### [The request]
Leave the pictures out. Return all other data exactly.

### [Information supplied]

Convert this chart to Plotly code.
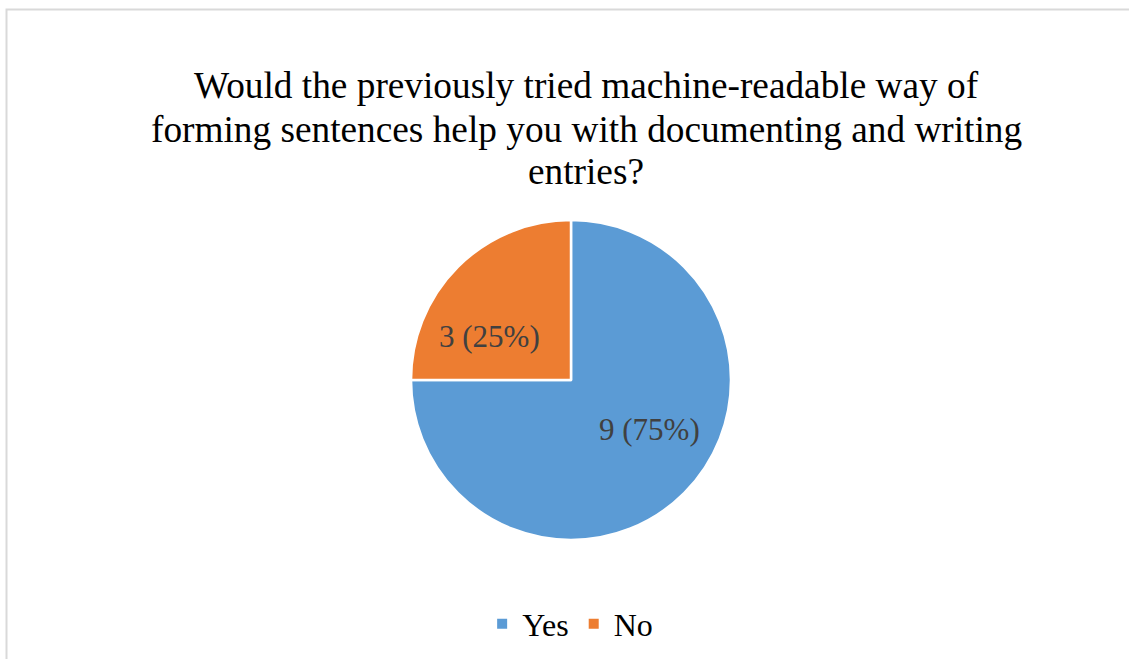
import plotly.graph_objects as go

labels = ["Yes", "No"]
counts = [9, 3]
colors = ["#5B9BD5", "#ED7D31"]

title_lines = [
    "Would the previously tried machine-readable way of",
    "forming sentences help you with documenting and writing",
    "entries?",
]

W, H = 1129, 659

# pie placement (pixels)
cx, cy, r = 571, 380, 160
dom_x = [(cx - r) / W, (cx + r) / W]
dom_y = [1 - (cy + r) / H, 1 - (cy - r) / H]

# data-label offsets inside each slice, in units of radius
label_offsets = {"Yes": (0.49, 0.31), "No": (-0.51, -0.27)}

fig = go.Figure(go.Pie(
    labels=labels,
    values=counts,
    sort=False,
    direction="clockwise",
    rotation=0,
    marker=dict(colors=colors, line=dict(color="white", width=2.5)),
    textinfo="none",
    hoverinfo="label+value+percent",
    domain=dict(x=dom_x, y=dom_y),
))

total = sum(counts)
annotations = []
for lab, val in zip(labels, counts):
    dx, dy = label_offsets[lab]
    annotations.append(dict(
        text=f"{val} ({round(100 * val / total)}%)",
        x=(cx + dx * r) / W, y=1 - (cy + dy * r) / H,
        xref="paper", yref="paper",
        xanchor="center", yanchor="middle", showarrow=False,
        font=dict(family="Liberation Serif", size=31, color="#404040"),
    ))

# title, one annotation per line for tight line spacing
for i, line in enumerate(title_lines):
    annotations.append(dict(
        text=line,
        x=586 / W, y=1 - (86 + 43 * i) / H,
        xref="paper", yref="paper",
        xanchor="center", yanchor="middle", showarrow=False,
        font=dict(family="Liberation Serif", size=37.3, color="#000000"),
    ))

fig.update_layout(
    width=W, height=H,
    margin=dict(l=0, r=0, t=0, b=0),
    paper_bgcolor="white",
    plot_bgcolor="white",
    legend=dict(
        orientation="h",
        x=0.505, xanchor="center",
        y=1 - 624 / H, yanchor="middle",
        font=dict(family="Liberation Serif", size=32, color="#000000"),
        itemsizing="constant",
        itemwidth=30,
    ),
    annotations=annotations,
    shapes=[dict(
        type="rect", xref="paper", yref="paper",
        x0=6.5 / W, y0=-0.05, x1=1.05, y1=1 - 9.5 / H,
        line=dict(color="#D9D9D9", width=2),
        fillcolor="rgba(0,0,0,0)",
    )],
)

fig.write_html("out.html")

### [Final result]
Convert this chart to Plotly code.
import plotly.graph_objects as go

labels = ["Yes", "No"]
counts = [9, 3]
colors = ["#5B9BD5", "#ED7D31"]

title_lines = [
    "Would the previously tried machine-readable way of",
    "forming sentences help you with documenting and writing",
    "entries?",
]

W, H = 1129, 659

# pie placement (pixels)
cx, cy, r = 571, 380, 160
dom_x = [(cx - r) / W, (cx + r) / W]
dom_y = [1 - (cy + r) / H, 1 - (cy - r) / H]

# data-label offsets inside each slice, in units of radius
label_offsets = {"Yes": (0.49, 0.31), "No": (-0.51, -0.27)}

fig = go.Figure(go.Pie(
    labels=labels,
    values=counts,
    sort=False,
    direction="clockwise",
    rotation=0,
    marker=dict(colors=colors, line=dict(color="white", width=2.5)),
    textinfo="none",
    hoverinfo="label+value+percent",
    domain=dict(x=dom_x, y=dom_y),
))

total = sum(counts)
annotations = []
for lab, val in zip(labels, counts):
    dx, dy = label_offsets[lab]
    annotations.append(dict(
        text=f"{val} ({round(100 * val / total)}%)",
        x=(cx + dx * r) / W, y=1 - (cy + dy * r) / H,
        xref="paper", yref="paper",
        xanchor="center", yanchor="middle", showarrow=False,
        font=dict(family="Liberation Serif", size=31, color="#404040"),
    ))

# title, one annotation per line for tight line spacing
for i, line in enumerate(title_lines):
    annotations.append(dict(
        text=line,
        x=586 / W, y=1 - (86 + 43 * i) / H,
        xref="paper", yref="paper",
        xanchor="center", yanchor="middle", showarrow=False,
        font=dict(family="Liberation Serif", size=37.3, color="#000000"),
    ))

fig.update_layout(
    width=W, height=H,
    margin=dict(l=0, r=0, t=0, b=0),
    paper_bgcolor="white",
    plot_bgcolor="white",
    legend=dict(
        orientation="h",
        x=0.505, xanchor="center",
        y=1 - 624 / H, yanchor="middle",
        font=dict(family="Liberation Serif", size=32, color="#000000"),
        itemsizing="constant",
        itemwidth=30,
    ),
    annotations=annotations,
    shapes=[dict(
        type="rect", xref="paper", yref="paper",
        x0=6.5 / W, y0=-0.05, x1=1.05, y1=1 - 9.5 / H,
        line=dict(color="#D9D9D9", width=2),
        fillcolor="rgba(0,0,0,0)",
    )],
)

fig.write_html("out.html")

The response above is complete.